'''

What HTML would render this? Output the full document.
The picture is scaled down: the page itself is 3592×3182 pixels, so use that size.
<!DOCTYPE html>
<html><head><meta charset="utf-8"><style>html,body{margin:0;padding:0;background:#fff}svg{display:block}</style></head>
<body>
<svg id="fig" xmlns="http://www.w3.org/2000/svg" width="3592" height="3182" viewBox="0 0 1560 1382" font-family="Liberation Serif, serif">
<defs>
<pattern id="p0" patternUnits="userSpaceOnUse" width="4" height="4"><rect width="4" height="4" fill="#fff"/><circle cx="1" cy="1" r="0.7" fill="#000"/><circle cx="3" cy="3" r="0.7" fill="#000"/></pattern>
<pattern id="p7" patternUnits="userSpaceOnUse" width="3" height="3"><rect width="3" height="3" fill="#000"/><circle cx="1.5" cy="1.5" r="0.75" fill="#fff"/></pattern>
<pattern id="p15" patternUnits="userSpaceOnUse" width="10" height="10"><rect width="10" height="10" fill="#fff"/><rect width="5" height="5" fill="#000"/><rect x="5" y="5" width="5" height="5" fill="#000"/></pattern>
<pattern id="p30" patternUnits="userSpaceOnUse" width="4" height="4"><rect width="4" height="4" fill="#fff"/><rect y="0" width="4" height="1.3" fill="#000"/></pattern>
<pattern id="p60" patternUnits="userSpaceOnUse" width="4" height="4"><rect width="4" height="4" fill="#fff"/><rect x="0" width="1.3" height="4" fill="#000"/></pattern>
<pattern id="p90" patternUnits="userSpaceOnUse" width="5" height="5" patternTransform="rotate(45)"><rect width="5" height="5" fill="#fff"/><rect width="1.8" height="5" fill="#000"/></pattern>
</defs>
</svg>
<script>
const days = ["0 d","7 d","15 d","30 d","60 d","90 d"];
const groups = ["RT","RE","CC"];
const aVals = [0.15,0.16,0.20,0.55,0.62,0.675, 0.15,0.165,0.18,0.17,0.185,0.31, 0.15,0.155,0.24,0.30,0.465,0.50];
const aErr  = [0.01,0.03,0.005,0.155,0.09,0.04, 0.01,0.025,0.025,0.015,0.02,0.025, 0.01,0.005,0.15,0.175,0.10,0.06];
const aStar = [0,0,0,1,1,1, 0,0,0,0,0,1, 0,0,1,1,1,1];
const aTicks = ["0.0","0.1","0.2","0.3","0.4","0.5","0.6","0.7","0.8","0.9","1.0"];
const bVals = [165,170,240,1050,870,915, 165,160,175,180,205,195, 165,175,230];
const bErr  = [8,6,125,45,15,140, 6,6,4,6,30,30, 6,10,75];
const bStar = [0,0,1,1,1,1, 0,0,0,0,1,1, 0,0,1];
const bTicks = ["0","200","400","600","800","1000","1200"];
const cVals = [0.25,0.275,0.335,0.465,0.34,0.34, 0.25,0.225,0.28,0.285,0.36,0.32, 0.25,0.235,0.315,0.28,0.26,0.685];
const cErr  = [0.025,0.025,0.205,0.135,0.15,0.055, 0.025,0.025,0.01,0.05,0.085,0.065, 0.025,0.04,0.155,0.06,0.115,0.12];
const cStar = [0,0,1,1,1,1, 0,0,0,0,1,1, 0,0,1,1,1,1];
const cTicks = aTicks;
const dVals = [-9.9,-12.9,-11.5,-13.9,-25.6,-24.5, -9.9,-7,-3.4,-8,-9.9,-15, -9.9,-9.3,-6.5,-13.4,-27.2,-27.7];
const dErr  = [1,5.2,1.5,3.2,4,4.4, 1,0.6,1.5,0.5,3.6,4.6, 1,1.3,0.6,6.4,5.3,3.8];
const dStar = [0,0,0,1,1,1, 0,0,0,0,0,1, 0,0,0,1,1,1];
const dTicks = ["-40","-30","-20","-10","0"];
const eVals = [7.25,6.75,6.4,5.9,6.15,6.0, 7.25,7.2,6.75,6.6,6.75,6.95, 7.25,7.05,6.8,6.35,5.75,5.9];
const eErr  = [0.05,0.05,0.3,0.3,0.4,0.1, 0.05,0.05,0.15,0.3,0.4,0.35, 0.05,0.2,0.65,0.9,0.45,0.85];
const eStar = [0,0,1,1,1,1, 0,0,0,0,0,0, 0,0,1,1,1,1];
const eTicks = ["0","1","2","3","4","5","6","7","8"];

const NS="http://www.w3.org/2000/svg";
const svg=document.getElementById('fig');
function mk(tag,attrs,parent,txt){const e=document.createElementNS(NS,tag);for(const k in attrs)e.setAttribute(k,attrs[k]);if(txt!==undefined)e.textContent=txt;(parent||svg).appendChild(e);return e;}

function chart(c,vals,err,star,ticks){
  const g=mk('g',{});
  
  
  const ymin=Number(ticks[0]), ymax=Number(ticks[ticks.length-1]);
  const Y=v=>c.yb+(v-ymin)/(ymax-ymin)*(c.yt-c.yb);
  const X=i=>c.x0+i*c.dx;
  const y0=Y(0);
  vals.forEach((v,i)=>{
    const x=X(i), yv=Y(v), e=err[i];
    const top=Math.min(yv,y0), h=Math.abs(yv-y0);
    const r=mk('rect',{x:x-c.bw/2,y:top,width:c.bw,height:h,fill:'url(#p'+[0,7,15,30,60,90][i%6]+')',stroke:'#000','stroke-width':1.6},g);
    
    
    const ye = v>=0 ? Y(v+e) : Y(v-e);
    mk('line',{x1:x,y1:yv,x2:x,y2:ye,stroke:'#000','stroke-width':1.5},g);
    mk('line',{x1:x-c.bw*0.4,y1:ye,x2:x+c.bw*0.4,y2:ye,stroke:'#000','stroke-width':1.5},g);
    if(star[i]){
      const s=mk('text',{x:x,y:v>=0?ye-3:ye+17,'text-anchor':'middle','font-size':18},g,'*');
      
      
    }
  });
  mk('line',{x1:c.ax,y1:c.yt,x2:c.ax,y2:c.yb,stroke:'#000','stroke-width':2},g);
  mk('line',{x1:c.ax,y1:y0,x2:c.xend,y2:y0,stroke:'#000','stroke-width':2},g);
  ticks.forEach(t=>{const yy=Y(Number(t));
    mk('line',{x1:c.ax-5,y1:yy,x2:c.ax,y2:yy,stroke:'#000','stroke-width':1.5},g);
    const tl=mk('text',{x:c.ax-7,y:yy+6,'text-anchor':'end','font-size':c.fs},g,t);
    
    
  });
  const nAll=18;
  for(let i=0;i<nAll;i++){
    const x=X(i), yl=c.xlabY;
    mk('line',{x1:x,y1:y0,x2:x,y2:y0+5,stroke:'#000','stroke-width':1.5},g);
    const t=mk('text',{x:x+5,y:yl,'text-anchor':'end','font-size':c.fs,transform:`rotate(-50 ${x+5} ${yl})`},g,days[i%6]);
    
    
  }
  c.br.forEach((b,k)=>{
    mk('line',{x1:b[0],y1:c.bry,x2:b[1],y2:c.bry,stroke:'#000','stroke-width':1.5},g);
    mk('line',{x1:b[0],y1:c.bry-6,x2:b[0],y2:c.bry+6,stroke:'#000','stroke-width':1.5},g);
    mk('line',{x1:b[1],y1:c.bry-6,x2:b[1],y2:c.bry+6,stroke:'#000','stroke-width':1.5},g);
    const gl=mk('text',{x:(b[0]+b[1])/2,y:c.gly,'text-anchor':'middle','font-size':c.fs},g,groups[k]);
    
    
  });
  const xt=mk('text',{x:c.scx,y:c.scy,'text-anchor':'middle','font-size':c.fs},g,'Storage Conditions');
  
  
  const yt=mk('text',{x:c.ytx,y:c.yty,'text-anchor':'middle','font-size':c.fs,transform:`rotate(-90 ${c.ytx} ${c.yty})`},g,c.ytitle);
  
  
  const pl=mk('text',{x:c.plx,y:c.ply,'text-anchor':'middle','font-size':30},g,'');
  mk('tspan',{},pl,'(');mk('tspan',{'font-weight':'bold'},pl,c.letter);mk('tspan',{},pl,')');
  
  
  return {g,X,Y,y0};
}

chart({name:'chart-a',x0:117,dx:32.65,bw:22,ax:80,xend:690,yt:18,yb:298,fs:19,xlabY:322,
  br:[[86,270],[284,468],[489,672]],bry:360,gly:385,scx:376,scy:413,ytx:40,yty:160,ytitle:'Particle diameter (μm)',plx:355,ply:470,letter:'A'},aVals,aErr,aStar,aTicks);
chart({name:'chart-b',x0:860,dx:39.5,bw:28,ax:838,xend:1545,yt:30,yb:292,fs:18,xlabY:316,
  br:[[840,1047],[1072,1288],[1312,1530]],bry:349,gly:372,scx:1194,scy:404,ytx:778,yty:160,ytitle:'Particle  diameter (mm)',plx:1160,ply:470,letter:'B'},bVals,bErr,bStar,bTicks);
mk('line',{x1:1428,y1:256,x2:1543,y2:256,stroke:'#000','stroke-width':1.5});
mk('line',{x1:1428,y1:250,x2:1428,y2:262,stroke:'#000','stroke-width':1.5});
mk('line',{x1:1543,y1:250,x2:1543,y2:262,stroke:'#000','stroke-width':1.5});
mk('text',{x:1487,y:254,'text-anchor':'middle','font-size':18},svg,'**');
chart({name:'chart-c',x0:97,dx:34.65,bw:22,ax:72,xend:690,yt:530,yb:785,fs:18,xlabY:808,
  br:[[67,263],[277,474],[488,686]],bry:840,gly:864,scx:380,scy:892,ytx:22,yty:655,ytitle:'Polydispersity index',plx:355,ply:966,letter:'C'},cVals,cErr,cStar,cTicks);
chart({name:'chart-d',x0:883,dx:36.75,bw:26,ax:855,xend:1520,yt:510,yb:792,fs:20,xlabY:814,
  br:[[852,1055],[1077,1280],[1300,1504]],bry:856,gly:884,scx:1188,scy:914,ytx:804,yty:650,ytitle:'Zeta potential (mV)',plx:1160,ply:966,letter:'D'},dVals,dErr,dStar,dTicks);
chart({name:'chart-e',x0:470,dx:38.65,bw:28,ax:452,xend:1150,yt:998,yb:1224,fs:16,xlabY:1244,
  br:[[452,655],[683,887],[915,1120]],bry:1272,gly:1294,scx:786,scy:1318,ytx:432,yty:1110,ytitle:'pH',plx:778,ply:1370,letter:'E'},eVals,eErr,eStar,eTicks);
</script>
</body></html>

'''

» What the task asks: Write down every line of the data above that includes the string "document".

» Answer below:
What HTML would render this? Output the full document.
const svg=document.getElementById('fig');
function mk(tag,attrs,parent,txt){const e=document.createElementNS(NS,tag);for(const k in attrs)e.setAttribute(k,attrs[k]);if(txt!==undefined)e.textContent=txt;(parent||svg).appendChild(e);return e;}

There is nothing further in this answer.